Same problem. When I run a reindex from remote to the new cluster, I can only pull so much before the source cluster locks up. I can't even gracefully restart ES, I have to kill -9 the process and restart. Once the shards are all assigned and the cluster status is green again, I can start reindexes again. FWIW, the new system is notably quicker to get itself straightened out and, and I can complete more indices before it goes south.

I have the reindex call setting 2h timeouts for the socket and connect, with a size of 100, and I'm pausing five minutes between one reindex call and the next.

Is this a problem with the way I'm calling the remote reindex or with the configuration of the one-node source cluster?

Hope to hear from you...

Randy

If you have 1500 indices on a single node I would recommend you read this blog post about shards and sharding. Given the number of indices and shards you have I would not be surprised if you were suffering from heap pressure.

As we're running mostly a log archive with little query traffic, we're running with a single shard except for the older indices before we knew better. Should I consider adding nodes to the source cluster even if only for as long as we need it?

Late for a 4 hour meeting but will read your link ASAP!

I would recommend installing X-Pack monitoring so you get a better view of what goes on in the cluster. 1500 indices, even if they just have 1 primary shard, sounds like a lot on a node that size, so I would recommend changing how you organise your data and potentially merge indices using the reindex API , e.g. into weekly or monthly indices or by having different types of data share indices. Depending on the state of your cluster you may however need to scale up or out before you can make these changes.

X-Pack looks great from the docs but the problems I'm having are on the 2.4.5 cluster/machine that I'm using as a staging point for reindexing.

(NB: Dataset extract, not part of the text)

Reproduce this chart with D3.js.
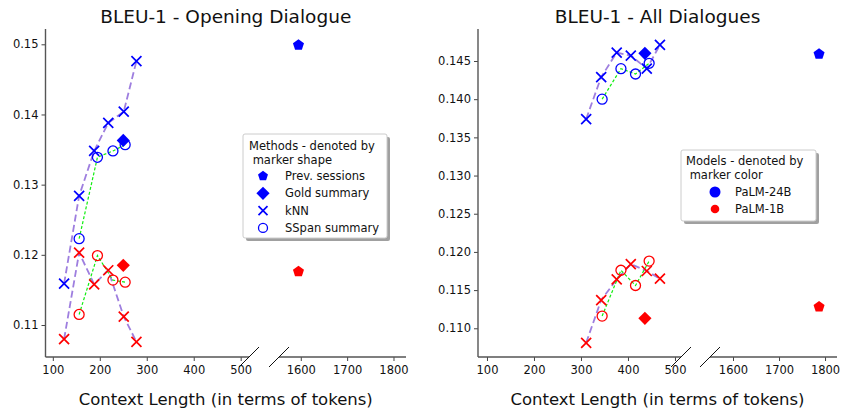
<!DOCTYPE html>
<html lang="en">
<head>
<meta charset="UTF-8">
<title>BLEU-1</title>
<style>
  body { margin: 0; background: #fff; }
  svg { font-family: "DejaVu Sans", sans-serif; }
</style>
</head>
<body>
<svg id="chart"></svg>
<script src="https://cdn.jsdelivr.net/npm/d3@7/dist/d3.min.js"></script>
<script>

// ---- data (context length in tokens, BLEU-1) ----
// Opening dialogue
var openKnnCtx    = [124, 156, 188, 218, 251, 278];
var openKnn24B    = [0.1159, 0.1284, 0.1348, 0.1388, 0.1404, 0.1476];
var openKnn1B     = [0.1080, 0.1203, 0.1158, 0.1178, 0.1112, 0.1076];
var openSspanCtx  = [156, 195, 228, 254];
var openSspan24B  = [0.1223, 0.1339, 0.1348, 0.1357];
var openSspan1B   = [0.1115, 0.1199, 0.1164, 0.1161];
var openGoldCtx   = [250];
var openGold24B   = [0.1363];
var openGold1B    = [0.1185];
var openPrevCtx   = [1595];
var openPrev24B   = [0.1499];
var openPrev1B    = [0.1176];

// All dialogues
var allKnnCtx     = [311, 343, 376, 406, 440, 468];
var allKnn24B     = [0.1374, 0.1429, 0.1461, 0.1457, 0.1440, 0.1471];
var allKnn1B      = [0.1081, 0.1137, 0.1164, 0.1184, 0.1175, 0.1165];
var allSspanCtx   = [345, 385, 416, 445];
var allSspan24B   = [0.1400, 0.1440, 0.1433, 0.1447];
var allSspan1B    = [0.1116, 0.1176, 0.1156, 0.1188];
var allGoldCtx    = [436];
var allGold24B    = [0.1460];
var allGold1B     = [0.1113];
var allPrevCtx    = [1787];
var allPrev24B    = [0.1459];
var allPrev1B     = [0.1128];

var xTicksLow  = [100, 200, 300, 400, 500];
var xTicksHigh = [1600, 1700, 1800];
var yTicksOpen = [0.11, 0.12, 0.13, 0.14, 0.15];
var yTicksAll  = [0.110, 0.115, 0.120, 0.125, 0.130, 0.135, 0.140, 0.145];

var methodNames = ["Prev. sessions", "Gold summary", "kNN", "SSpan summary"];
var methodShapes = ["pentagon", "diamond", "x", "circle"];
var modelNames = ["PaLM-24B", "PaLM-1B"];
var modelColors = ["#0000ff", "#ff0000"];

var width = 841, height = 412;
var svg = d3.select("#chart").attr("width", width).attr("height", height);

// marker paths
function markerPath(shape, r) {
    var p = d3.path();
    if (shape == "pentagon") {
        for (var k = 0; k < 5; k++) {
            var a = -Math.PI / 2 + k * 2 * Math.PI / 5;
            if (k == 0) p.moveTo(r * Math.cos(a), r * Math.sin(a));
            else p.lineTo(r * Math.cos(a), r * Math.sin(a));
        }
        p.closePath();
    } else if (shape == "diamond") {
        p.moveTo(0, -r); p.lineTo(r, 0); p.lineTo(0, r); p.lineTo(-r, 0); p.closePath();
    } else if (shape == "x") {
        p.moveTo(-r, -r); p.lineTo(r, r); p.moveTo(-r, r); p.lineTo(r, -r);
    } else {
        p.arc(0, 0, r, 0, 2 * Math.PI);
    }
    return p.toString();
}
var markerSize = { pentagon: 5.8, diamond: 6.6, x: 5, circle: 5 };

function drawMarker(g, shape, color, x, y, scale) {
    var r = markerSize[shape] * (scale || 1);
    var m = g.append("path")
        .attr("d", markerPath(shape, r))
        .attr("transform", "translate(" + x + "," + y + ")");
    if (shape == "x") m.attr("fill", "none").attr("stroke", color).attr("stroke-width", 1.7);
    else if (shape == "circle") m.attr("fill", "none").attr("stroke", color).attr("stroke-width", 1.3);
    else m.attr("fill", color);
}

function drawPanel(cfg) {
    var g = svg.append("g");
    var xLow = d3.scaleLinear().domain(cfg.lowDomain).range(cfg.lowRange);
    var xHigh = d3.scaleLinear().domain(cfg.highDomain).range(cfg.highRange);
    var y = d3.scaleLinear().domain(cfg.yDomain).range([357, 29]);
    function xPos(v) { return v < 1000 ? xLow(v) : xHigh(v); }

    // axes
    var axL = g.append("g").attr("transform", "translate(" + cfg.lowRange[0] + ",0)")
        .call(d3.axisLeft(y).tickValues(cfg.yTicks).tickFormat(d3.format(cfg.yFmt)).tickSize(4).tickPadding(3));
    var axB1 = g.append("g").attr("transform", "translate(0,357)")
        .call(d3.axisBottom(xLow).tickValues(xTicksLow).tickFormat(d3.format("d")).tickSize(4).tickPadding(3));
    var axB2 = g.append("g").attr("transform", "translate(0,357)")
        .call(d3.axisBottom(xHigh).tickValues(xTicksHigh).tickFormat(d3.format("d")).tickSize(4).tickPadding(3));
    [axL, axB1, axB2].forEach(function (a) {
        a.selectAll(".domain").remove();
        a.selectAll(".tick line").attr("stroke", "#444").attr("stroke-width", 1);
        a.selectAll(".tick text").attr("font-size", 11.5).attr("fill", "#111")
            .attr("font-family", "DejaVu Sans");
    });
    axB1.selectAll(".tick text").attr("dy", "0.85em");
    axB2.selectAll(".tick text").attr("dy", "0.85em");

    // spines
    var spine = "#555";
    g.append("line").attr("x1", cfg.lowRange[0]).attr("x2", cfg.lowRange[0])
        .attr("y1", 29).attr("y2", 357).attr("stroke", spine).attr("stroke-width", 1.4);
    g.append("line").attr("x1", cfg.lowRange[0]).attr("x2", cfg.lowRange[1])
        .attr("y1", 357).attr("y2", 357).attr("stroke", spine).attr("stroke-width", 1.4);
    g.append("line").attr("x1", cfg.highRange[0]).attr("x2", cfg.highRange[1])
        .attr("y1", 357).attr("y2", 357).attr("stroke", spine).attr("stroke-width", 1.4);

    // break marks
    [cfg.lowRange[1], cfg.highRange[0]].forEach(function (bx) {
        g.append("line").attr("x1", bx - 10).attr("y1", 367).attr("x2", bx + 10).attr("y2", 347)
            .attr("stroke", "#111").attr("stroke-width", 1);
    });

    // connecting lines
    var line = d3.line().x(function (d) { return xPos(d[0]); }).y(function (d) { return y(d[1]); });
    [cfg.knn24B, cfg.knn1B].forEach(function (vals) {
        g.append("path").datum(d3.zip(cfg.knnCtx, vals)).attr("d", line)
            .attr("fill", "none").attr("stroke", "#9370db").attr("stroke-width", 1.8)
            .attr("stroke-opacity", 0.9).attr("stroke-dasharray", "7,3.5");
    });
    [cfg.sspan24B, cfg.sspan1B].forEach(function (vals) {
        g.append("path").datum(d3.zip(cfg.sspanCtx, vals)).attr("d", line)
            .attr("fill", "none").attr("stroke", "#11ee11").attr("stroke-width", 1.2)
            .attr("stroke-dasharray", "3,2");
    });

    // markers
    var sets = [
        ["x", cfg.knnCtx, cfg.knn24B, cfg.knn1B],
        ["circle", cfg.sspanCtx, cfg.sspan24B, cfg.sspan1B],
        ["diamond", cfg.goldCtx, cfg.gold24B, cfg.gold1B],
        ["pentagon", cfg.prevCtx, cfg.prev24B, cfg.prev1B]
    ];
    sets.forEach(function (s) {
        s[1].forEach(function (cx, i) {
            drawMarker(g, s[0], modelColors[0], xPos(cx), y(s[2][i]));
            drawMarker(g, s[0], modelColors[1], xPos(cx), y(s[3][i]));
        });
    });

    // title + x label
    var cx = (cfg.lowRange[0] + cfg.highRange[1]) / 2;
    g.append("text").attr("x", cx).attr("y", 23).attr("text-anchor", "middle")
        .attr("font-size", 18.5).attr("fill", "#111").text(cfg.title);
    g.append("text").attr("x", cx).attr("y", 405).attr("text-anchor", "middle")
        .attr("font-size", 16.5).attr("fill", "#111").text("Context Length (in terms of tokens)");
}

function legendBox(x, y, w, h) {
    svg.append("rect").attr("x", x + 3).attr("y", y + 3).attr("width", w).attr("height", h)
        .attr("rx", 2).attr("fill", "#888").attr("opacity", 0.8);
    svg.append("rect").attr("x", x).attr("y", y).attr("width", w).attr("height", h)
        .attr("rx", 2).attr("fill", "#fff").attr("stroke", "#ccc").attr("stroke-width", 1);
}

drawPanel({
    title: "BLEU-1 - Opening Dialogue",
    lowDomain: [84.4, 517.7], lowRange: [45.5, 249],
    highDomain: [1553, 1827], highRange: [279, 406],
    yDomain: [0.10544, 0.15218], yTicks: yTicksOpen, yFmt: ".2f",
    knnCtx: openKnnCtx, knn24B: openKnn24B, knn1B: openKnn1B,
    sspanCtx: openSspanCtx, sspan24B: openSspan24B, sspan1B: openSspan1B,
    goldCtx: openGoldCtx, gold24B: openGold24B, gold1B: openGold1B,
    prevCtx: openPrevCtx, prev24B: openPrev24B, prev1B: openPrev1B
});

drawPanel({
    title: "BLEU-1 - All Dialogues",
    lowDomain: [80.9, 512.8], lowRange: [478, 681],
    highDomain: [1550, 1826], highRange: [710, 837],
    yDomain: [0.10624, 0.14919], yTicks: yTicksAll, yFmt: ".3f",
    knnCtx: allKnnCtx, knn24B: allKnn24B, knn1B: allKnn1B,
    sspanCtx: allSspanCtx, sspan24B: allSspan24B, sspan1B: allSspan1B,
    goldCtx: allGoldCtx, gold24B: allGold24B, gold1B: allGold1B,
    prevCtx: allPrevCtx, prev24B: allPrev24B, prev1B: allPrev1B
});

// legend: methods (marker shape)
legendBox(243, 134, 144, 104);
svg.append("text").attr("x", 249).attr("y", 150).attr("font-size", 11.5).attr("fill", "#111")
    .text("Methods - denoted by");
svg.append("text").attr("x", 249).attr("y", 164).attr("font-size", 11.5).attr("fill", "#111")
    .text("\u00a0marker shape");
methodNames.forEach(function (name, i) {
    var ly = 176 + i * 17.3;
    drawMarker(svg, methodShapes[i], modelColors[0], 263, ly, i == 1 ? 1 : 0.9);
    svg.append("text").attr("x", 285).attr("y", ly + 4).attr("font-size", 11.5).attr("fill", "#111")
        .text(name);
});

// legend: models (marker color)
legendBox(681, 150, 135, 71);
svg.append("text").attr("x", 686).attr("y", 165).attr("font-size", 11.5).attr("fill", "#111")
    .text("Models - denoted by");
svg.append("text").attr("x", 686).attr("y", 179).attr("font-size", 11.5).attr("fill", "#111")
    .text("\u00a0marker color");
modelNames.forEach(function (name, i) {
    var ly = 192 + i * 17;
    svg.append("circle").attr("cx", 715).attr("cy", ly).attr("r", i == 0 ? 5.5 : 4.3)
        .attr("fill", modelColors[i]);
    svg.append("text").attr("x", 735).attr("y", ly + 4).attr("font-size", 11.5).attr("fill", "#111")
        .text(name);
});

</script>
</body>
</html>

Any guidance on troubleshooting in 2.4.5?

You can get some statistics from the cluster stats API. That will give us some idea about the state of the cluster even without monitoring installed.

Adding a second node to my staging cluster seems to have solved my problem. Indices are now importing just fine on the target cluster, both the tiny ones in a second or two and the largest so far (about 1M docs) in about 800 seconds.

Indices seem to be much larger on the target: an 3-shard index with 980K documents that took up 400Mb on the source (both the store.size and the pri.store.size) has the same doc count on the target, but the target 1-shard index takes up 2.7Gb of store.size and 1.1Gb of pri.store.size. What am I not understanding about these measures?

Elasticsearch 5.X uses doc_values to a greater extent than earlier versions, which can lead to an increase in size on disk. It is also important to check that your indices have comparable mappings, as mappings can have a significant impact on size on disk. In addition to this the number of segments can affect size as well. You may want to run force merge on a few indices (with max_num_segments set to 1) to see if this makes any difference. Last but not least you may also want to look at your data to see if you have a lot of sparse fields.

This topic was automatically closed 28 days after the last reply. New replies are no longer allowed.